While the race between Rep. Ben Chandler and Lexington attorney Andy Barr ended up being one of the most expensive and closest of the 2010 cycle, Kentucky oddsmakers aren’t betting their 2012 rematch will be as competitive.

Chandler, a Democrat, won by only 647 votes last year, and he’ll be on the ballot next year with President Barack Obama in a state and a district that will favor the GOP nominee.

Still, it’s the Republican who appears to be at a disadvantage a little more than a year before the election.

Kentucky’s redistricting process is unfinished, but Republican strategists familiar with the state told Roll Call that the odds were for the decennial Congressional map redraw to favor Chandler and other incumbents. A slightly more Democratic 6th district could have a big effect for Chandler, a Blue Dog.

One Republican operative with significant Kentucky ties said there were “lots of moving parts” to the redistricting process in Frankfort, but the “map that most agree is more likely to happen, changes it for the worse” for Barr.

According to census data, the 6th district has to lose about 36,000 people in the redraw to comply with federal equal population requirements. That could be accomplished by shedding GOP-
leaning counties to one of the surrounding
Republican-held districts.

Republicans currently control the state Senate, while Democrats run the state House. Democratic Gov. Steve Beshear is all but certain to win re-election next month.
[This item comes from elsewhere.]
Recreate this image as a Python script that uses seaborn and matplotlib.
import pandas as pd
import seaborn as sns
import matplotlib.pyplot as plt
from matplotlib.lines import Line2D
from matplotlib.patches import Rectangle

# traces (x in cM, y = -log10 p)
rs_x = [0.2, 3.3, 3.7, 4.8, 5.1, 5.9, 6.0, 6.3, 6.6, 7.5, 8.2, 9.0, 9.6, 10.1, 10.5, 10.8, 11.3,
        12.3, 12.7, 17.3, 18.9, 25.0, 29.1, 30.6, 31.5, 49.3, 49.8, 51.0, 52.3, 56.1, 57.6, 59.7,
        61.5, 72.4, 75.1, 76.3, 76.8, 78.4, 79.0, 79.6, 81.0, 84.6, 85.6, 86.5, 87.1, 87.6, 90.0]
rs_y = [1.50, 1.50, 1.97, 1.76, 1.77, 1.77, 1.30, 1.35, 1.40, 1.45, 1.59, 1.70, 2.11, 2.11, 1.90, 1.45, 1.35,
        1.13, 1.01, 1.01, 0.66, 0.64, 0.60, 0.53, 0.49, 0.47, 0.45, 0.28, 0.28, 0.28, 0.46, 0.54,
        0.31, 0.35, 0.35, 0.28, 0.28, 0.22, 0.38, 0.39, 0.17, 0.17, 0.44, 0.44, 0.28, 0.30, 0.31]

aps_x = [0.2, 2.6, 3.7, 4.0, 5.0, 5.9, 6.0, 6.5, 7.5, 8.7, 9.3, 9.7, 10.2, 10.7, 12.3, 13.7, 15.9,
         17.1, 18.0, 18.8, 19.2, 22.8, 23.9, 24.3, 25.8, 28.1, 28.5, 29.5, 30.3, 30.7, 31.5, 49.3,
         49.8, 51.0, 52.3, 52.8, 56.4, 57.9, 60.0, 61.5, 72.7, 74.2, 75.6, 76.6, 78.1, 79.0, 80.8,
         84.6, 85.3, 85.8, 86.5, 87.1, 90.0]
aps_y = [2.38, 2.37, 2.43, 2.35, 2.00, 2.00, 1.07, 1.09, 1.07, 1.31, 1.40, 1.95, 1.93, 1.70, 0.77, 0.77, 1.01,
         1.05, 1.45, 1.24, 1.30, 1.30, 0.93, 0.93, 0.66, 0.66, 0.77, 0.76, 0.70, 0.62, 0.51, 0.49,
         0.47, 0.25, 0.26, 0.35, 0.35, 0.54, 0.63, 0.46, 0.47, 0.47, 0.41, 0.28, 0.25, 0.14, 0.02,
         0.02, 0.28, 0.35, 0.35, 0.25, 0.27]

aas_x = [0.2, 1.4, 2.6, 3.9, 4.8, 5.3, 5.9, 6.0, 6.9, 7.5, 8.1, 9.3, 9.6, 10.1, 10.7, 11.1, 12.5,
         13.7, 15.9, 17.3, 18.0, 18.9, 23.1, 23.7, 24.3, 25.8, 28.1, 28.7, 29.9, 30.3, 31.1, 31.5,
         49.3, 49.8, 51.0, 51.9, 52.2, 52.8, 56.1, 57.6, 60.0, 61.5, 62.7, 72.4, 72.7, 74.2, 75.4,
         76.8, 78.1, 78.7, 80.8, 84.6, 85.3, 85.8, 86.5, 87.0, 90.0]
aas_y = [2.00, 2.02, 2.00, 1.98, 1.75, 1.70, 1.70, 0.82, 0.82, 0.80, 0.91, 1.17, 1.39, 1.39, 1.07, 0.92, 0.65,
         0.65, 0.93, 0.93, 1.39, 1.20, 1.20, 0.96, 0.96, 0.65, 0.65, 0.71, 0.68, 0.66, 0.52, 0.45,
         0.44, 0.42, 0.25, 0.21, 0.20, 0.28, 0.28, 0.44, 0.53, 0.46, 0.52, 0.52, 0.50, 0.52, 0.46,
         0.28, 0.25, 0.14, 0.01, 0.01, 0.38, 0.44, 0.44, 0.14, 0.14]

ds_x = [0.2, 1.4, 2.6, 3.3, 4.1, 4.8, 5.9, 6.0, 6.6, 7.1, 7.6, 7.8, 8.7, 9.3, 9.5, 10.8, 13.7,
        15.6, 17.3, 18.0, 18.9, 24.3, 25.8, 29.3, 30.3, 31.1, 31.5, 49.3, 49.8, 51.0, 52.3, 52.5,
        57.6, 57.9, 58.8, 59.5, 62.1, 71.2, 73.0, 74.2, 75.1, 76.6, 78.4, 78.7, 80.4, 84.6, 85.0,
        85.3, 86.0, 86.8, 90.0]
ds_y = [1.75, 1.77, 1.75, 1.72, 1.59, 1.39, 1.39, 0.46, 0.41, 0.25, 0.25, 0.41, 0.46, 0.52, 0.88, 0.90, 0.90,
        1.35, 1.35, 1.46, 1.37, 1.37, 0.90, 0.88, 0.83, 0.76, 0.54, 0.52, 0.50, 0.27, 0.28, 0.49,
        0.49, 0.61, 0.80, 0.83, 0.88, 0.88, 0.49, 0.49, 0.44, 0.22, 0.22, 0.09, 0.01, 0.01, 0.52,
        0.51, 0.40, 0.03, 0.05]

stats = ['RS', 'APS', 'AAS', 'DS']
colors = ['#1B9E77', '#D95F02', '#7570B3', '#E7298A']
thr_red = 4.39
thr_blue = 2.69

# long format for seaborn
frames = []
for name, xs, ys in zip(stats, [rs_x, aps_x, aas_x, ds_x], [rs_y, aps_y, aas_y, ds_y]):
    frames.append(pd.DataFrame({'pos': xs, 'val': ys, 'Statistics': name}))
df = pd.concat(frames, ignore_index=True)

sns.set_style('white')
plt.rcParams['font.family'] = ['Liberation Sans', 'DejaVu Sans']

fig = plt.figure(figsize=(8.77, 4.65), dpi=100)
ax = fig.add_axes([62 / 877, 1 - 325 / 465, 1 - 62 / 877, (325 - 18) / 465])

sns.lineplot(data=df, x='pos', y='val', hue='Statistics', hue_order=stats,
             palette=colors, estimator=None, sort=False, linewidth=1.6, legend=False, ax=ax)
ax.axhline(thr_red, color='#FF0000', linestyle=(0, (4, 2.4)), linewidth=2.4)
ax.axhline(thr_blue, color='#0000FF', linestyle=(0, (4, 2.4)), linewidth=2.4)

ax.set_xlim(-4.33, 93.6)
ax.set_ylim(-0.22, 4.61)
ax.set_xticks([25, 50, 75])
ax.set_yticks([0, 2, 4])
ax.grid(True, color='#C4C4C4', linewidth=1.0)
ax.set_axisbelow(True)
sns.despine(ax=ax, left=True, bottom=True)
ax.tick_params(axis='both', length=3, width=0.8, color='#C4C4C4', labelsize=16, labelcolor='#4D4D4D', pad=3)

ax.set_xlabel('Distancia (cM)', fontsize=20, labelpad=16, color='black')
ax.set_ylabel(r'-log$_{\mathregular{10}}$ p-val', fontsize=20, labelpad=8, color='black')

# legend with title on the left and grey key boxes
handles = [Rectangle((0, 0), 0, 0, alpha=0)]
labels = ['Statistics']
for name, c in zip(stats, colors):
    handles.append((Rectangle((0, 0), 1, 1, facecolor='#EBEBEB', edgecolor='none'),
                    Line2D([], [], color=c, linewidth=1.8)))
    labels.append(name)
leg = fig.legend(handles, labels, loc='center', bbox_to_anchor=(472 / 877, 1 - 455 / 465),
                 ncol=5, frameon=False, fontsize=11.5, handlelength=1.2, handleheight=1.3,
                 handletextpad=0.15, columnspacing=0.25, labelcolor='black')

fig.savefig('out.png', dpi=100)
During the 2000 redistricting in the Bluegrass State, a similarly split Legislature drew, and a Democratic governor signed, a Congressional map that protected incumbents.

In an interview, Barr admitted that in a close election, the new map could have an effect, but he said it probably wouldn’t be dramatic.
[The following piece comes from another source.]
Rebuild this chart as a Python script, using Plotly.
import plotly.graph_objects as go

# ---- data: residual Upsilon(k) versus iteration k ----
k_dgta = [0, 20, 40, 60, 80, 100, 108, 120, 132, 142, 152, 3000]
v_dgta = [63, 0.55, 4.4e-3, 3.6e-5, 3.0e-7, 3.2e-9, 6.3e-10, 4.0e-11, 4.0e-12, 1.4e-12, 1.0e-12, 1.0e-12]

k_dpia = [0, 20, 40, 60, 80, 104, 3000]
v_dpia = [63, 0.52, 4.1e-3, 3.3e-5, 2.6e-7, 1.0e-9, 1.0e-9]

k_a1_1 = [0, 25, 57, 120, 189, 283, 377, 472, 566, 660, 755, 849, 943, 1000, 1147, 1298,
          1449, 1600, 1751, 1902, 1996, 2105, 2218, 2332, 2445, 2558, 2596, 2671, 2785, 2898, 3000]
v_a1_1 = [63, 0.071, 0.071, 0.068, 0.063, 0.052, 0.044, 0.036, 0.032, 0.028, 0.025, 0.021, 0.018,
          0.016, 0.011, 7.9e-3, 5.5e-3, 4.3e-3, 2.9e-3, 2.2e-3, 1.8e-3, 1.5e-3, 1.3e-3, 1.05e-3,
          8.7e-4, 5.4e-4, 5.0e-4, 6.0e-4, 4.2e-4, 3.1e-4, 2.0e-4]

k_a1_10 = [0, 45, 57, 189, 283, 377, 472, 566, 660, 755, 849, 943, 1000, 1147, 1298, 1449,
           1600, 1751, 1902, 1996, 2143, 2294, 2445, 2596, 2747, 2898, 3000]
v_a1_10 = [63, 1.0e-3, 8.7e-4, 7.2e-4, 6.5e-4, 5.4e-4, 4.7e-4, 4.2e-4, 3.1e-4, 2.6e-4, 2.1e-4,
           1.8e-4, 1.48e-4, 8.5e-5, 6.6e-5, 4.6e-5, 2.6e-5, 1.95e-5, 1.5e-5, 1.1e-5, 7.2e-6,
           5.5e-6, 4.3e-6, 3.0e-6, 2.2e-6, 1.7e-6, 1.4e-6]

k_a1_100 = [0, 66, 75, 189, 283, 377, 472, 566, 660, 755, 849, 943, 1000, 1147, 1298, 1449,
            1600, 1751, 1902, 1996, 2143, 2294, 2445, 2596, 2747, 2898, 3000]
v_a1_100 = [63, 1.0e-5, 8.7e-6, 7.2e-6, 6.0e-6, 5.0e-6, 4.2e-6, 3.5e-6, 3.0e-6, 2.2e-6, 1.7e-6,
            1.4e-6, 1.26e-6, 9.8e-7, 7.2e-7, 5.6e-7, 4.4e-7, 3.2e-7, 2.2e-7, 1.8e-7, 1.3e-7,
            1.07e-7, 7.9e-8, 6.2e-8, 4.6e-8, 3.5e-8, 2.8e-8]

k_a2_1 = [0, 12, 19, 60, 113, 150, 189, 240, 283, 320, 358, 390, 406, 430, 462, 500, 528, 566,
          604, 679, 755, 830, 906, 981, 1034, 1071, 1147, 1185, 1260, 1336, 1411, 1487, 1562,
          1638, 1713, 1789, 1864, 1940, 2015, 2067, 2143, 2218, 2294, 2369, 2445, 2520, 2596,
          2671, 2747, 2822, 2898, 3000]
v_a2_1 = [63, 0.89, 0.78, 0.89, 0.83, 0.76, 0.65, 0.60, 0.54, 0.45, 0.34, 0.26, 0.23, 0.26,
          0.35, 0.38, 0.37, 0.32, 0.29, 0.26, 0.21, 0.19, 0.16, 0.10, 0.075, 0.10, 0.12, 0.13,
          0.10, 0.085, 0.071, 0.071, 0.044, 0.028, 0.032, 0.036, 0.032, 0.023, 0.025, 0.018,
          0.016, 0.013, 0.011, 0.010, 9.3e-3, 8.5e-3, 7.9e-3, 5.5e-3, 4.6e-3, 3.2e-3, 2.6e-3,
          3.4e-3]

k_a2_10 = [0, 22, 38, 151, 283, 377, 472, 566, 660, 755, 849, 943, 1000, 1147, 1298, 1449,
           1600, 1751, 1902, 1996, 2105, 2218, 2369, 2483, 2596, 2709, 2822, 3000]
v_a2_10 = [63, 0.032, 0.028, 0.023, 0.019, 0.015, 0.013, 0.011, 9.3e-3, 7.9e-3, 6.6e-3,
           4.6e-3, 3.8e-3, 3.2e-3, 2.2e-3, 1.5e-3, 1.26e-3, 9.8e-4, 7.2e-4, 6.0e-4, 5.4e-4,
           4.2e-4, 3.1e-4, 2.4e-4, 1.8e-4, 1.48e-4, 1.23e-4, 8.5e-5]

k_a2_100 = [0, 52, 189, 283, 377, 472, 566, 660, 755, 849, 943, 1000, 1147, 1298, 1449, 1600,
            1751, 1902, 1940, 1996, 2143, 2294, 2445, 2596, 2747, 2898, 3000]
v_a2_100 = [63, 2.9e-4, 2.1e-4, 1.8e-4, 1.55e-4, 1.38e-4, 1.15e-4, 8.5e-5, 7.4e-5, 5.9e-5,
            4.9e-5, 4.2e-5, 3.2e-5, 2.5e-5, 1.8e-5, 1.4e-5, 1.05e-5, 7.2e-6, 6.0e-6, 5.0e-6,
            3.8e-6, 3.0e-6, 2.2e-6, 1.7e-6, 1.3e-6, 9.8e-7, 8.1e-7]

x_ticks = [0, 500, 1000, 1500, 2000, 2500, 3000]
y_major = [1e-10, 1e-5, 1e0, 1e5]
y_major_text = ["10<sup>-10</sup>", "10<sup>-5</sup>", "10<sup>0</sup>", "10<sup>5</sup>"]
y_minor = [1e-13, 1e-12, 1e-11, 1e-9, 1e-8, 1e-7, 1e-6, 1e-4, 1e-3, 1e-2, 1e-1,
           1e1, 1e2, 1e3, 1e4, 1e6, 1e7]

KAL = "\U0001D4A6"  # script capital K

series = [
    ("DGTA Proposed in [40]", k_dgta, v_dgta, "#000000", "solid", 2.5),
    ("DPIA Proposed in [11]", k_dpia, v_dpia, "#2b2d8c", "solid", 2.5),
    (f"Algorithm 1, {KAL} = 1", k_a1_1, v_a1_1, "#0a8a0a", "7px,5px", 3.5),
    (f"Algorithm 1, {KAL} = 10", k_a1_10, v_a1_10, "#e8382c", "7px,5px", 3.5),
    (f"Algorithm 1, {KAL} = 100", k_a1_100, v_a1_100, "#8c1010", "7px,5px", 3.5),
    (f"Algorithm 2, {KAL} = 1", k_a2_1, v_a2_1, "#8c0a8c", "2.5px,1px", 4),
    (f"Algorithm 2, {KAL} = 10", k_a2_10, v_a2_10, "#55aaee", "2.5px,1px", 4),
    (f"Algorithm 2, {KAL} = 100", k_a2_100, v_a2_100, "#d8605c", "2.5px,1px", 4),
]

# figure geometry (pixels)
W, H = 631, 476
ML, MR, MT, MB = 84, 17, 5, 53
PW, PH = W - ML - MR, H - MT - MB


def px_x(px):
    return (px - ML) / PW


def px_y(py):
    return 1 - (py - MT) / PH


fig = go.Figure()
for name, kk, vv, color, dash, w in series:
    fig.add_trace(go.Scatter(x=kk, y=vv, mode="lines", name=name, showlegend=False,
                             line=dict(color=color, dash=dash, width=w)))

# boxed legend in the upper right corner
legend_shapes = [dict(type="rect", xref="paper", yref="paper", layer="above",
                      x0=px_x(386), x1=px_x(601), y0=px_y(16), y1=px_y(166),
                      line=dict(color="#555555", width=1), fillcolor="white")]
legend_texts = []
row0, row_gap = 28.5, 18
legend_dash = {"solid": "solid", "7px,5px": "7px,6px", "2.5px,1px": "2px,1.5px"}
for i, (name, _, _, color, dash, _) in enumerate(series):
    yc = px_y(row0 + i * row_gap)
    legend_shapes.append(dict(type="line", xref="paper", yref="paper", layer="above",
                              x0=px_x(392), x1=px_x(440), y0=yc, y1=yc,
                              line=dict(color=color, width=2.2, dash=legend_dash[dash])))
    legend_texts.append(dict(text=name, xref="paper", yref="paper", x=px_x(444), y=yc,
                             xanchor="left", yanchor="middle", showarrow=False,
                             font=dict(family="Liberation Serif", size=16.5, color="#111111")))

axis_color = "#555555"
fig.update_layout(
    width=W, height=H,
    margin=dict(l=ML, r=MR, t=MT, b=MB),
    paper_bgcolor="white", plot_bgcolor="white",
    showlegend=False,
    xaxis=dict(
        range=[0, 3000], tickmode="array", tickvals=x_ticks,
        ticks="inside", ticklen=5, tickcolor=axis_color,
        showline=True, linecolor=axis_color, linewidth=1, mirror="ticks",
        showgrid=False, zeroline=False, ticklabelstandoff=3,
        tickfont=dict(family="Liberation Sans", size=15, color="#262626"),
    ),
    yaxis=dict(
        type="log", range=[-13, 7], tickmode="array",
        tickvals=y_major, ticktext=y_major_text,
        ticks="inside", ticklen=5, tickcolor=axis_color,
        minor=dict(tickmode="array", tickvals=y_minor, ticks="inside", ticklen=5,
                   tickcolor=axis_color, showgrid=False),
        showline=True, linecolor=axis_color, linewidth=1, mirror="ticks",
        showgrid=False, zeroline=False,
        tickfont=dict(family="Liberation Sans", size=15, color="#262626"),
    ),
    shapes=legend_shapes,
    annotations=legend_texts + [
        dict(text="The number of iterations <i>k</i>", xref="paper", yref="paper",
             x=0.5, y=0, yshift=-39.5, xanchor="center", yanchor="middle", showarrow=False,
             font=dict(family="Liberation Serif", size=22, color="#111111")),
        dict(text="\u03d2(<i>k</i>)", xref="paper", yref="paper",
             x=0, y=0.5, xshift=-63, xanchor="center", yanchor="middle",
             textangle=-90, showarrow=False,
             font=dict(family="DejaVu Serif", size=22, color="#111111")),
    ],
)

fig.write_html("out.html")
“The district has to lose some population and some territory, but it can’t lose so much that it’s going to be changed radically,” he said.

Turnout also appears to be a factor that could help Chandler win his fifth full term in the House.

“Andy came within 600 votes, and our side was motivated and their side wasn’t,” said a Kentucky Republican strategist, who worried about increased Democratic voter turnout in 2012.

Last year’s race saw significant spending by outside groups, and that trend will likely continue this cycle. During the summer, conservative advocacy group Crossroads GPS released a TV ad slamming Chandler for his votes on the stimulus bill, health care and the debt ceiling. Coal issues will probably also play a role in the rematch.

In Democratic strongholds such as Franklin County — home of the state’s capital, Frankfort — thousands of
Democratic-inclined voters appear not to have shown up in 2010. There were about 4,700 fewer people in Franklin County who voted in the 6th district race in 2010 than in 2008. Most of them appear to have been voters who went with Chandler in 2008. The Congressman received 11,700 votes in the county last cycle, while he picked up 17,700 in 2008.

But Barr slapped down the idea that higher Democratic turnout might hurt him.

“It’s just simply not true I’m at a greater disadvantage in 2012,” Barr said. “Barack Obama lost Franklin County in 2008. Barack Obama lost Kentucky’s 6th Congressional district by 12 percentage points at the height of his popularity. The fact that Ben Chandler is going to have to run with the president in 2012 is a huge disadvantage for him.”

Barr is, of course, correct that the president will be a political burden for the incumbent. But if the bent of the GOP-leaning district grows more Democratic and Democrats who sat out 2010 come to the polls next November, Barr has a steep hill to climb.

“Of course challengers are underdogs,” Barr told Roll Call. “But the reality is this is a rematch of the third-closest Congressional race in America.

“We’ve demonstrated that there is considerable dissatisfaction with this incumbent in this Congressional district, and no amount of incumbent-protection redistricting is going to alter that fact,” he said.

Roll Call currently rates the race Leans Democratic.